This word has caused a cycle of media feeding frenzies over the Canadian mission in Afghanistan. And how appropriate that the Canadian mainstream media embrace a term that is genuinely Orwellian. For me, “detainees” evokes images of helpless victims of ruthless governments of the sort one would see in a Costa Gravas political thriller. It would never occur to me to associate the term with ragtag fanatical pillagers, bombers and extortionists. Even the Merriam-Webster Dictionary supports the former conclusion.
The Taliban irregulars captured in battle by Canadian troops are not being “detained” for political reasons. These are individuals who have used deadly force against our soldiers and innocent civilians, period. That they have embraced the authority of medievally-minded tyrants is secondary to the fact that they meet the legal definition of pirates:
Until 1856, international law recognized only two legal entities: people and states. People were subject to the laws of their own governments; states were subject to the laws made amongst themselves. The Declaration of Paris created a third entity: people who lacked both the individual rights and protections of law for citizens and the legitimacy and sovereignty of states. This understanding of pirates as a legally distinct category of international criminals persists to the present day, and was echoed in the 1958 and 1982 U.N. Conventions on the Law of the Sea. The latter defines the crime of piracy as “any illegal acts of violence or detention, or any act of depredation, committed for private ends.” This definition of piracy as private war for private ends may hold the crux of a new legal definition of international terrorists.
The rights of captured Taliban irregulars would in a strict sense amount to roughly zero. But sensible military commanders recognize the wisdom in the words of Prince Faisal in “Lawrence of Arabia”:
With Major Lawrence, mercy is a passion. With me, it is merely good manners. You may judge which motive is the more reliable.

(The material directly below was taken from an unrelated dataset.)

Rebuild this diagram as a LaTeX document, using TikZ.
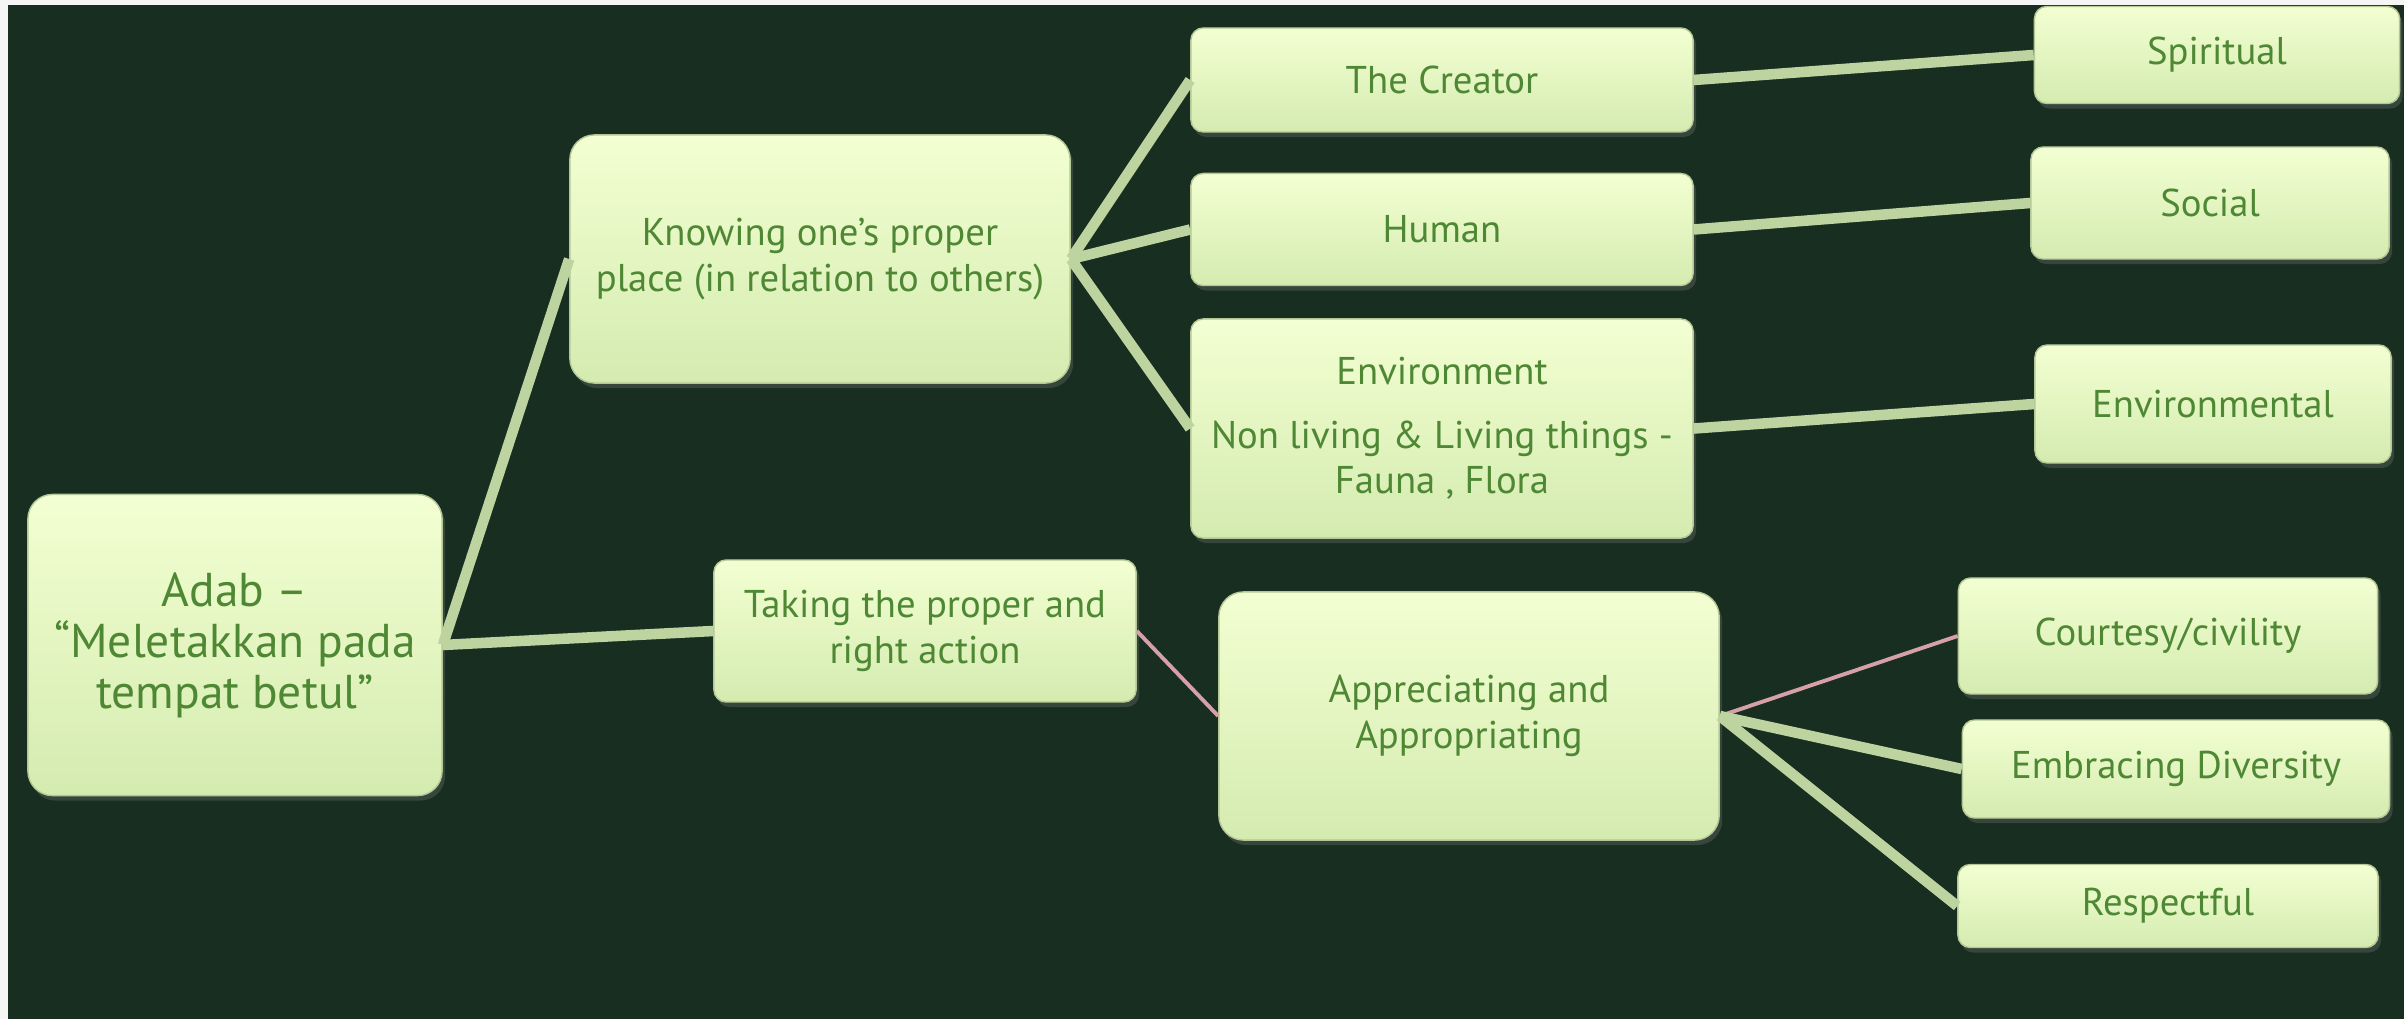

Letting your enemy know that he may be treated with some modicum of dignity in captivity makes it far more likely that waverers will surrender rather than fight to the death. The goal is to save Canadian lives, and not to attribute rights to lawless brigands.
When Canadian society is allowing fundamental rights like freedom of speech to be snatched away quietly by witless agents of the state, we need not waste our time creating an artificial set of rights for irregular criminals. Start by letting LSSU have its way with the word “detainees” in their next list: we have pirates to capture.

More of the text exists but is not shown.